Jeff Bridges, Golden Globe alla carriera. «Devo tutto al Grande Lebowski»

Jeff Bridges, Golden Globe alla carriera. «Devo tutto al Grande Lebowski»

L’antieroe del cinema hollywoodiano : «Alla soglia dei 70 anni ho raggiunto la felicità. Amo la meditazione e mi diverte essere identificato con le follie di quel personaggio»

«Mia moglie Susan sostiene che, non avendo ancora raggiunto il traguardo dei 70 anni, posso ritenermi soddisfatto delle 7 nomination ai Golden Globe, e di uno vinto, nonchè della conquista dell’Oscar come protagonista per Crazy Heart, dopo sette candidature. Però, a me, regala una autentica soddisfazione il riconoscimento alla carriera nella serata dei Globes. Un attore ha sempre bisogno di essere amato», dice Jeff Bridges alias il Drugo, protagonista de Il Grande Lebowski (1998) di Ethan e Joel Coen.

 

Ha sempre detto che quel film, un vero cult del cinema, le ha cambiato la vita. Perchè?

«Per tanti sono diventato il Drugo. Per tutti mi sono trasformato in un uomo al quale non interessa affatto inserirsi nel sistema: un perdente che sa divertirsi, fumare marijuana, giocare a bowling e godere con leggerezza l’esistenza. Io nella vita sono goloso di note musicali e di gelati al cioccolato, il protagonista del Grande Lebowski lo era di molte altre cose. Insomma, continua a divertirmi e a rendermi anche orgoglioso il fatto che qualcuno si chieda di fronte alle svolte e ai problemi della vita: “Cosa farebbe al mio posto lui, il Drugo?».
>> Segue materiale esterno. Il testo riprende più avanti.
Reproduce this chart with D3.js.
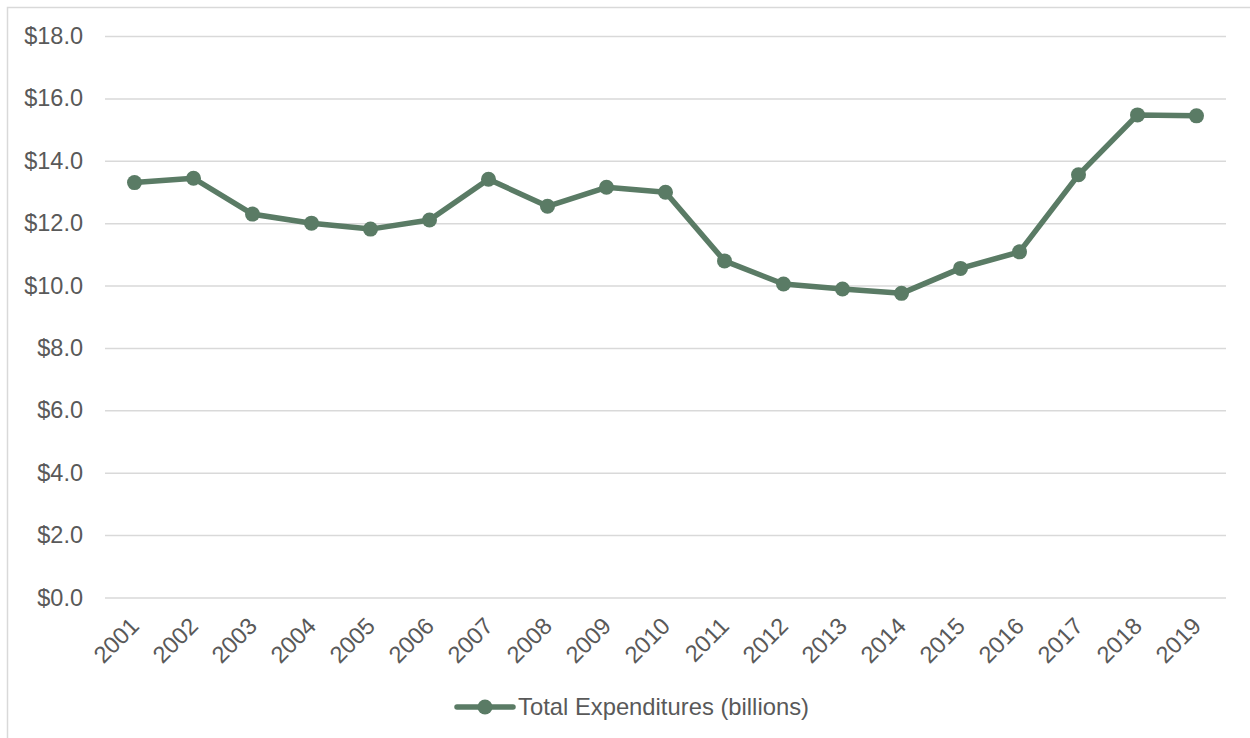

In realtà lei, figlio di attori, ha sempre lavorato e anche duramente nel cinema…

«Sono nel cinema sin da quando ero bambino. Sono soddisfatto delle diverse tappe della mia vita, specialmente di quelle private: una moglie e tre figlie adorabili. Inoltre, con la maturità, ho scoperto la meditazione zen. Credo di essere un uomo sereno e non è poco».

Rifarebbe tutti i film che ha interpretato?

«Perché no? Anche quelli meno riusciti danno sempre qualcosa a un attore e i successi popolari sono gratificanti. Tron del 1982, per esempio, per me fu una scoperta di tante cose del mondo digitale perchè il mio giovane programmatore di software era davvero in anticipo sui tempi».

Quali sono i registi che ha più ammirato?

«Come posso scegliere tra Bogdanovich, Bob Rafelson, John Huston, Francis Ford Coppola e tanti altri? E ho sempre amato Michael Cimino con il quale interpretai I cancelli del cielo. Michael era davvero geniale. E incompreso».

E tra gli scrittori?

«Ho da sempre un autore prediletto: Raymond Chandler, a lui ho attinto per Il Grande Lebowski».

Un premio alla carriera costringe a fare bilanci…

«Io rifarei tutto, compreso l’acquisto della mia tenuta a Montecito, vicino a Santa Barbara, dove ho imparato a curarmi della natura, dei grappoli d’uva, dei colori dei fiori e dove ho cresciuto le mie figlie. Sono diventato un principe della commedia, uno speciale eroe dei nostri tempi con un particolare sex appeal e capace di sorridere di ogni problema, senza frenesie di potere e voluttà di denaro. Accetto la vecchiaia: non puoi essere giovane per sempre, anche gli uomini come le donne devono imparare a convivere con i loro anni. La giovinezza è un lusso, la maturità ti insegna a sapere ciò che hai».

Lei è anche un artista. Sul web conta legioni di fan anche per le sue fotografie che hanno vinto premi…

«Sono fondamentalmente un attore e tale mi considererò sempre, ma sono eclettico: mi piace scrivere storie e disegnarle; sono un musicista innamorato del jazz, del blues. Ho interpretato film commerciali (molti) ma ho sempre considerato la vita il vero e unico blockbuster di cui essere fiero. Invecchiando diventi un po’ più pazzo e anche più saggio, impari a non volere tutto, a scegliere, a godere delle occasioni valide che ti capitano».

Progetti?

«Penso che in futuro mi dedicherò anche alla produzione di serie televisive. Oggi la tv sa parlare a tutti, più del cinema. Mi piacciono i documentari del National Geographic ad esempio: è il mio Zen visivo e culturale. Oggi la tv permette tante scelte di ruoli, il cinema spesso privilegia il potere degli incassi e diventa ripetitivo».